--- Start of Dataset excerpt ---

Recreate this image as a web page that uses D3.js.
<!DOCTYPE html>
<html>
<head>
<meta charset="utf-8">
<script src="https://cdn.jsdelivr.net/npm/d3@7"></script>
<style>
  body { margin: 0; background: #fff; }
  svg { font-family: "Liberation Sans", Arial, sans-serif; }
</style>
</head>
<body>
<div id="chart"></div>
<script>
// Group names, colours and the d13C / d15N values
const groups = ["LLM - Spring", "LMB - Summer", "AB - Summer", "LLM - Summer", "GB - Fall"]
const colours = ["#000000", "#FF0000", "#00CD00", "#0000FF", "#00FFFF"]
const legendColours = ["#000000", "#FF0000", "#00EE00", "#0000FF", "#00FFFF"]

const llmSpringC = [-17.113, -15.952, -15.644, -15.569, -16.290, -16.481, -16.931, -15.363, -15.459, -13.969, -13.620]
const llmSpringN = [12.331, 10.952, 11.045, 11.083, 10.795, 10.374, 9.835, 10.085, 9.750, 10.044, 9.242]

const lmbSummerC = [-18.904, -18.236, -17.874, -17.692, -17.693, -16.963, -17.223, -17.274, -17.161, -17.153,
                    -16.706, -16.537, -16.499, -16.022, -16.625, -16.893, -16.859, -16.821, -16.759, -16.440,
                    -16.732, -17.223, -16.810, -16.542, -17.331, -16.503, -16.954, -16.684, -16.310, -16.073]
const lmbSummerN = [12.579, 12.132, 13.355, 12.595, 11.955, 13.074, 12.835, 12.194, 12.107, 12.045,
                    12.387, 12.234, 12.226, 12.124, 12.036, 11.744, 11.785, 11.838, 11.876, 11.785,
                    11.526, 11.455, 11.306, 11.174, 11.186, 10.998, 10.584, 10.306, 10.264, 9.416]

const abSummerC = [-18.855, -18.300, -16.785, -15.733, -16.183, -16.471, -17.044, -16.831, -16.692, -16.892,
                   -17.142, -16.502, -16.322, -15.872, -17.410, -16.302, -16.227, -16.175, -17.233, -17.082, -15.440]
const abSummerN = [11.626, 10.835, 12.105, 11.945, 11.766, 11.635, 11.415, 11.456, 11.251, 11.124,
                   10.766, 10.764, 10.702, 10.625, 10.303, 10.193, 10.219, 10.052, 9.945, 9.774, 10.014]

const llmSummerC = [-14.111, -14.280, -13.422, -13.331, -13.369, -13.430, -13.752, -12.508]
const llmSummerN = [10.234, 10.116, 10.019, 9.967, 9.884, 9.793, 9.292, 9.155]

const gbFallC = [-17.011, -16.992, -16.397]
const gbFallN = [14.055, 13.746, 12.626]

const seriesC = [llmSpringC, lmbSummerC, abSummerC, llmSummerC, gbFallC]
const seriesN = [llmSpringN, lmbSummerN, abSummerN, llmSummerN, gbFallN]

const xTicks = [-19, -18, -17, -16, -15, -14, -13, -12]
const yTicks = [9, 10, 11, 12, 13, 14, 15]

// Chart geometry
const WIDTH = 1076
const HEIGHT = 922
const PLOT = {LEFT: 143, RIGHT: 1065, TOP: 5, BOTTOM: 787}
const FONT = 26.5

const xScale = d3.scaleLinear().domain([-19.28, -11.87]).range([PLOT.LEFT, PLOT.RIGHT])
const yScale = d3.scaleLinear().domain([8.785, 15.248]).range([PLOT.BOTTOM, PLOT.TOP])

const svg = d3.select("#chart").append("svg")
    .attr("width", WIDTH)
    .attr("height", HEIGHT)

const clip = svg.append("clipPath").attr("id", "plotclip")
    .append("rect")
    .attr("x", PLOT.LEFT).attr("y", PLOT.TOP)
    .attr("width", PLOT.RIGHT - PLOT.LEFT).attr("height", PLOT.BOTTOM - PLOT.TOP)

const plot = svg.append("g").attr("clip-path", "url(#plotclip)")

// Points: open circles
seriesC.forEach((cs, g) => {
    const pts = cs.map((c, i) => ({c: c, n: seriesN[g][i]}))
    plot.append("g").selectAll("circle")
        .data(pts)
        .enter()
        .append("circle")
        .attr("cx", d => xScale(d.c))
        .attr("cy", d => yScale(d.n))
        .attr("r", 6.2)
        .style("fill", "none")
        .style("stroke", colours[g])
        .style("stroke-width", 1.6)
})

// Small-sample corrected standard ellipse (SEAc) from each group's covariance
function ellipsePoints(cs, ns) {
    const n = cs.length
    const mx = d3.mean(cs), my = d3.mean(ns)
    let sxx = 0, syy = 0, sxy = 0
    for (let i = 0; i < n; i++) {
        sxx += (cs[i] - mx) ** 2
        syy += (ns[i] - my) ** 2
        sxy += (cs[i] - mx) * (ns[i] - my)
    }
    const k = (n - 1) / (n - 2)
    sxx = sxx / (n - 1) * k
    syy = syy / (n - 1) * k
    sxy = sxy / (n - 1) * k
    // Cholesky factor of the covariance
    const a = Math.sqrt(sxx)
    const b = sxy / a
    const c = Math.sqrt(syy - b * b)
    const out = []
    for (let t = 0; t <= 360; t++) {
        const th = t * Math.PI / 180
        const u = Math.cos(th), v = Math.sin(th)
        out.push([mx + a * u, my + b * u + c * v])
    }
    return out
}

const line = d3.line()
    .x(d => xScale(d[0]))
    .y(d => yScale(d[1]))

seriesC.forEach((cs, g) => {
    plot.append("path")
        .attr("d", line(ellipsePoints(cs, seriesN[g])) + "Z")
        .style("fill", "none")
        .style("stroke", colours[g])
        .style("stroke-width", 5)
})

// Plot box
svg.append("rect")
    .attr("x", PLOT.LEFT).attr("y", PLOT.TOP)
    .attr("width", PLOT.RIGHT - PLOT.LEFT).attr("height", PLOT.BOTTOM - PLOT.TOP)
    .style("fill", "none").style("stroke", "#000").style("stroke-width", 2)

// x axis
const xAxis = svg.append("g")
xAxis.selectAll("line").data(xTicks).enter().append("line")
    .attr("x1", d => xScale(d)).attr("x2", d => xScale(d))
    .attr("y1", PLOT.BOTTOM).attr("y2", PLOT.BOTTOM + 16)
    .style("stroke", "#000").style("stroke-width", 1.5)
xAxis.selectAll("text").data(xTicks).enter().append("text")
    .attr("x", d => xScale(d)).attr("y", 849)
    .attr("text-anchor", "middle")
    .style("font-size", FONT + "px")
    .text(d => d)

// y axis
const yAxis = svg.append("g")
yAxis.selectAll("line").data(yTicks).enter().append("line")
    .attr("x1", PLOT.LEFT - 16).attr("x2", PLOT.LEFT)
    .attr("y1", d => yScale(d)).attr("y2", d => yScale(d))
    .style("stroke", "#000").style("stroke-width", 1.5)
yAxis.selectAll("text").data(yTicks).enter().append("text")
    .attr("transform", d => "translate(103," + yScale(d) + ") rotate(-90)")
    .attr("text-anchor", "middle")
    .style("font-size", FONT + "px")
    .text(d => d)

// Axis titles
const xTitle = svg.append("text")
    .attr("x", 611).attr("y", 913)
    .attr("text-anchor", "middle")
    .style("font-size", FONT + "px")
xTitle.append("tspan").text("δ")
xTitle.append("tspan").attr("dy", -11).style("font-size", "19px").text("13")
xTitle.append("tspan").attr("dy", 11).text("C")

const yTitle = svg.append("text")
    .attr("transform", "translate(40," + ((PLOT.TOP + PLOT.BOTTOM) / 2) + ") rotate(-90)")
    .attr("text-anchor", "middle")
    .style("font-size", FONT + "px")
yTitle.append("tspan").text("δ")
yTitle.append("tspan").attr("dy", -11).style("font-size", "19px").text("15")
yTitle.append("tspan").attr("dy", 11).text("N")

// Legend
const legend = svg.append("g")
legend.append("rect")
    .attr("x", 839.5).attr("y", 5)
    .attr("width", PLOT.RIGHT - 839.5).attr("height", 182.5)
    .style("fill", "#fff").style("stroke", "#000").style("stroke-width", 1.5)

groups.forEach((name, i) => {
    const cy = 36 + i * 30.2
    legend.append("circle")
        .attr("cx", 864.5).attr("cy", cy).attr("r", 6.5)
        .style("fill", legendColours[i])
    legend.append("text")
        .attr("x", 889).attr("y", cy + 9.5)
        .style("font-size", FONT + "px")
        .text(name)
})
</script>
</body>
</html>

--- End of Dataset excerpt ---

Your instructions
Quote only the stretch of lines that starts the data above and ends with the line containing "9.750, 10.044, 9.242]", both included.

Solution below
Recreate this image as a web page that uses D3.js.
<!DOCTYPE html>
<html>
<head>
<meta charset="utf-8">
<script src="https://cdn.jsdelivr.net/npm/d3@7"></script>
<style>
  body { margin: 0; background: #fff; }
  svg { font-family: "Liberation Sans", Arial, sans-serif; }
</style>
</head>
<body>
<div id="chart"></div>
<script>
// Group names, colours and the d13C / d15N values
const groups = ["LLM - Spring", "LMB - Summer", "AB - Summer", "LLM - Summer", "GB - Fall"]
const colours = ["#000000", "#FF0000", "#00CD00", "#0000FF", "#00FFFF"]
const legendColours = ["#000000", "#FF0000", "#00EE00", "#0000FF", "#00FFFF"]

const llmSpringC = [-17.113, -15.952, -15.644, -15.569, -16.290, -16.481, -16.931, -15.363, -15.459, -13.969, -13.620]
const llmSpringN = [12.331, 10.952, 11.045, 11.083, 10.795, 10.374, 9.835, 10.085, 9.750, 10.044, 9.242]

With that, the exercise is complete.